**DATA IN THIS EXERCISE:**
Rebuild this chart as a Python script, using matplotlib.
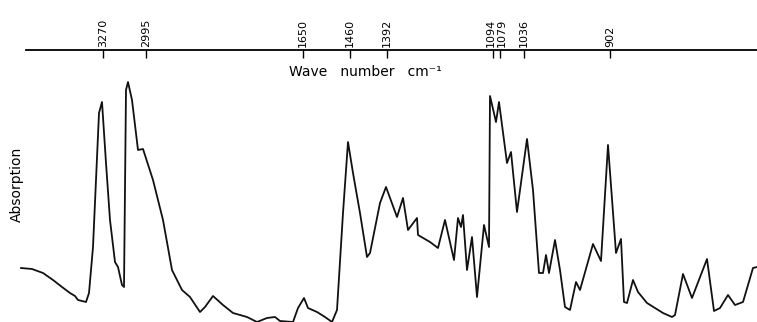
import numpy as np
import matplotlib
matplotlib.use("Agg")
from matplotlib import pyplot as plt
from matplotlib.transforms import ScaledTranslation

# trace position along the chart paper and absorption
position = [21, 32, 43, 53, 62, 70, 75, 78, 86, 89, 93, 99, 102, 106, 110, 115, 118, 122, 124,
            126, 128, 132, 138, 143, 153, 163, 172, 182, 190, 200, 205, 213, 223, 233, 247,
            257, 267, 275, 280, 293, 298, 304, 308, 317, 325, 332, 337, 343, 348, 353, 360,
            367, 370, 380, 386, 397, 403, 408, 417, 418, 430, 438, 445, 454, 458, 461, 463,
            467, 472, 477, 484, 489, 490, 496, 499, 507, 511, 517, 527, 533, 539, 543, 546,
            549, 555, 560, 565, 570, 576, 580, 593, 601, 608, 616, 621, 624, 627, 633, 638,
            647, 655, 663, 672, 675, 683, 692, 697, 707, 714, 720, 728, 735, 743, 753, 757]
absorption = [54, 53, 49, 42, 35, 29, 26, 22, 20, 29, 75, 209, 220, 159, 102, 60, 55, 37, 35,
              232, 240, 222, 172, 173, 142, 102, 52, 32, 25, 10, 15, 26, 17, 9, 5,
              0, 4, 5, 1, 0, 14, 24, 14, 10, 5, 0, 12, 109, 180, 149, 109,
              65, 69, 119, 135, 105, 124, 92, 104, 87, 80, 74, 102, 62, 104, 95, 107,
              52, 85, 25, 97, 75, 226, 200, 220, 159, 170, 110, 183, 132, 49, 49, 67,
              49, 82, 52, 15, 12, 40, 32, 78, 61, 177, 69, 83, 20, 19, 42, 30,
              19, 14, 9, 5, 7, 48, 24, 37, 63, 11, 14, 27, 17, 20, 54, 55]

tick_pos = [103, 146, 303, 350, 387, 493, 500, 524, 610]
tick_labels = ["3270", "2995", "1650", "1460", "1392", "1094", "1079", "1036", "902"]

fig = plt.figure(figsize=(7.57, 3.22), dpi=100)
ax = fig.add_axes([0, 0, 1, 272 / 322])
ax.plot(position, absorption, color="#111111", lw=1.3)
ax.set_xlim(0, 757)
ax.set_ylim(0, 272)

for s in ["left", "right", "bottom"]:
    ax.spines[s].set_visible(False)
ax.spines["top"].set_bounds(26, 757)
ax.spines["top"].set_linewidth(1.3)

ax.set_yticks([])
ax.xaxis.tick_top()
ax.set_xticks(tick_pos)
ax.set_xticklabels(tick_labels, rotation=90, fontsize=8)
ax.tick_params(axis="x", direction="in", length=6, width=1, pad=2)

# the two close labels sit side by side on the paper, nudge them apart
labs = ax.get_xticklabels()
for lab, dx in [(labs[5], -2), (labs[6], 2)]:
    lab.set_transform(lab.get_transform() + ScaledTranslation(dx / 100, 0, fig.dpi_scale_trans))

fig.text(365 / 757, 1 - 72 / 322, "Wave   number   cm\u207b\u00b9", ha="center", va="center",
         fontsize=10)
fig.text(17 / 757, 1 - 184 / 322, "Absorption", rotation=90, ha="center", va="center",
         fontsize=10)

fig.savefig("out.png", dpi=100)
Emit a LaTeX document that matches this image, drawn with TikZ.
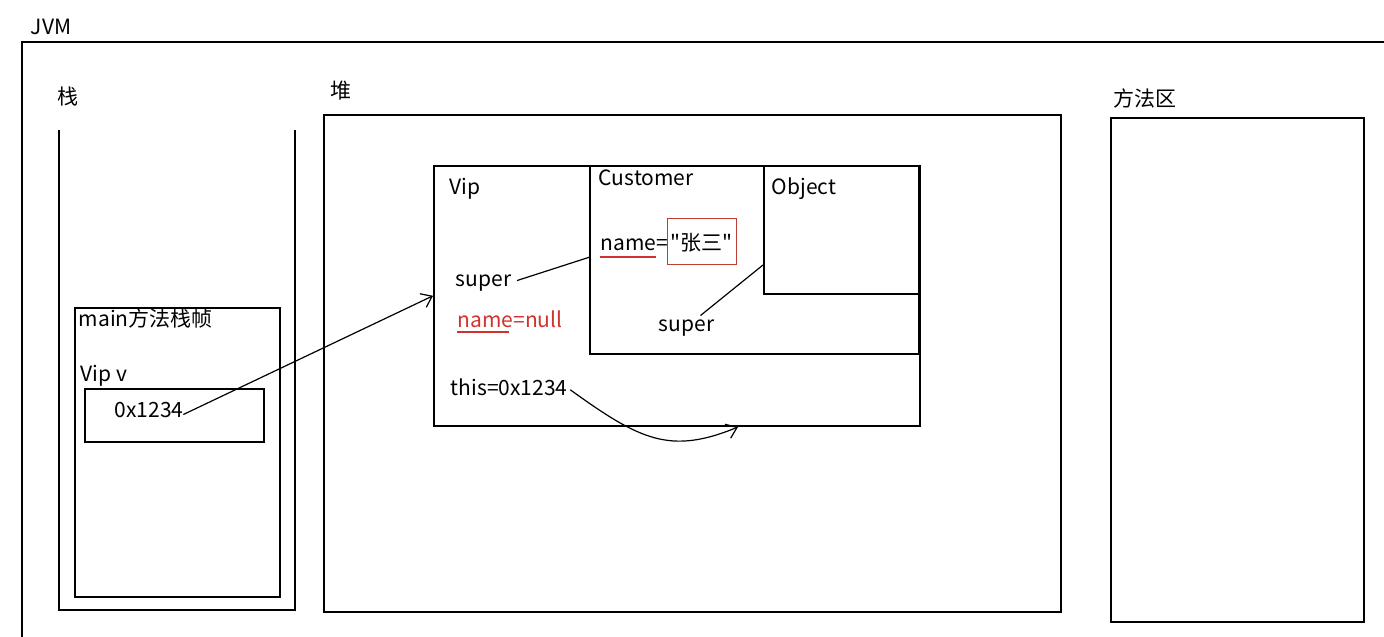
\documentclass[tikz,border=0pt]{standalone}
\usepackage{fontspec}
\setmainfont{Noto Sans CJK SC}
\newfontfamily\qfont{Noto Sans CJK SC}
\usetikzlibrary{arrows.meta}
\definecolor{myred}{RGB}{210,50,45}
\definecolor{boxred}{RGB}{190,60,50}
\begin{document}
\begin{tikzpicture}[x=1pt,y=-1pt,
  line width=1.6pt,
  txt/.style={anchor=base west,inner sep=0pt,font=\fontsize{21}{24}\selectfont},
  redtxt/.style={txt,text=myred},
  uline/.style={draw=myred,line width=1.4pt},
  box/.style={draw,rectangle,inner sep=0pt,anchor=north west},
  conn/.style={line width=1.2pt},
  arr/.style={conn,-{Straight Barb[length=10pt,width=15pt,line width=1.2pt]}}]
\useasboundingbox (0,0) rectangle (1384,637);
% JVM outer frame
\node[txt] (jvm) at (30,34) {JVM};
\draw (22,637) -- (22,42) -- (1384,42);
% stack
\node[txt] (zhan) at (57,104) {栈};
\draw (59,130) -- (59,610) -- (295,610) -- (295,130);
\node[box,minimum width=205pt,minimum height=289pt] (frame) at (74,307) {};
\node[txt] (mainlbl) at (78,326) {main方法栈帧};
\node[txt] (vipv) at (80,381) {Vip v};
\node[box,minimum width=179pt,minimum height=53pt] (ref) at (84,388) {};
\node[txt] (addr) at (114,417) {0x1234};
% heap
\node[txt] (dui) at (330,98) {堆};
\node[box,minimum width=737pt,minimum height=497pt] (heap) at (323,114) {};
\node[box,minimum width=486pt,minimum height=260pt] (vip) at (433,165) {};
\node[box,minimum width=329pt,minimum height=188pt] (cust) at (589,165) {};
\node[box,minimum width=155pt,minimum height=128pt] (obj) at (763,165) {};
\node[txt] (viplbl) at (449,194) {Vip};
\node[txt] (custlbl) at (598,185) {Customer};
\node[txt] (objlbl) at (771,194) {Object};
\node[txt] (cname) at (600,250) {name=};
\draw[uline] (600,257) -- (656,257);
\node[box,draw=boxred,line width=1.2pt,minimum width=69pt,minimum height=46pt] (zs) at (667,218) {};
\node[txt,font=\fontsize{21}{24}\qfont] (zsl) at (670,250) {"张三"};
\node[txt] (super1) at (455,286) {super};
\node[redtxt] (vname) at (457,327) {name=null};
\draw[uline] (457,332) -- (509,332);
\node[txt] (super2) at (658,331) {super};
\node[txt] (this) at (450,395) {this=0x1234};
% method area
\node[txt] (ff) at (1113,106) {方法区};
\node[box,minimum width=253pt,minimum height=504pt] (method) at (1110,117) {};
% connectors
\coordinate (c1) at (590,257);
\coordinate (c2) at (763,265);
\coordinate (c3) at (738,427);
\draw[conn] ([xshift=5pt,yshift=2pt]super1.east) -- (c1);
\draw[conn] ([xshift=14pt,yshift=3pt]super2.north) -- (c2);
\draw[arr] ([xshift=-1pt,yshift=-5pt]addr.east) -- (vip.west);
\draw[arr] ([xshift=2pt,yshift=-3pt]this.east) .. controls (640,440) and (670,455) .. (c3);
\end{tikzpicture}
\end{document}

**EXERCISE DESCRIPTION:** Your task is to reproduce exactly the lines from the start of the data above through the line containing "from matplotlib.transforms import", leaving every picture out.

**RESULT BELOW:**
Rebuild this chart as a Python script, using matplotlib.
import numpy as np
import matplotlib
matplotlib.use("Agg")
from matplotlib import pyplot as plt
from matplotlib.transforms import ScaledTranslation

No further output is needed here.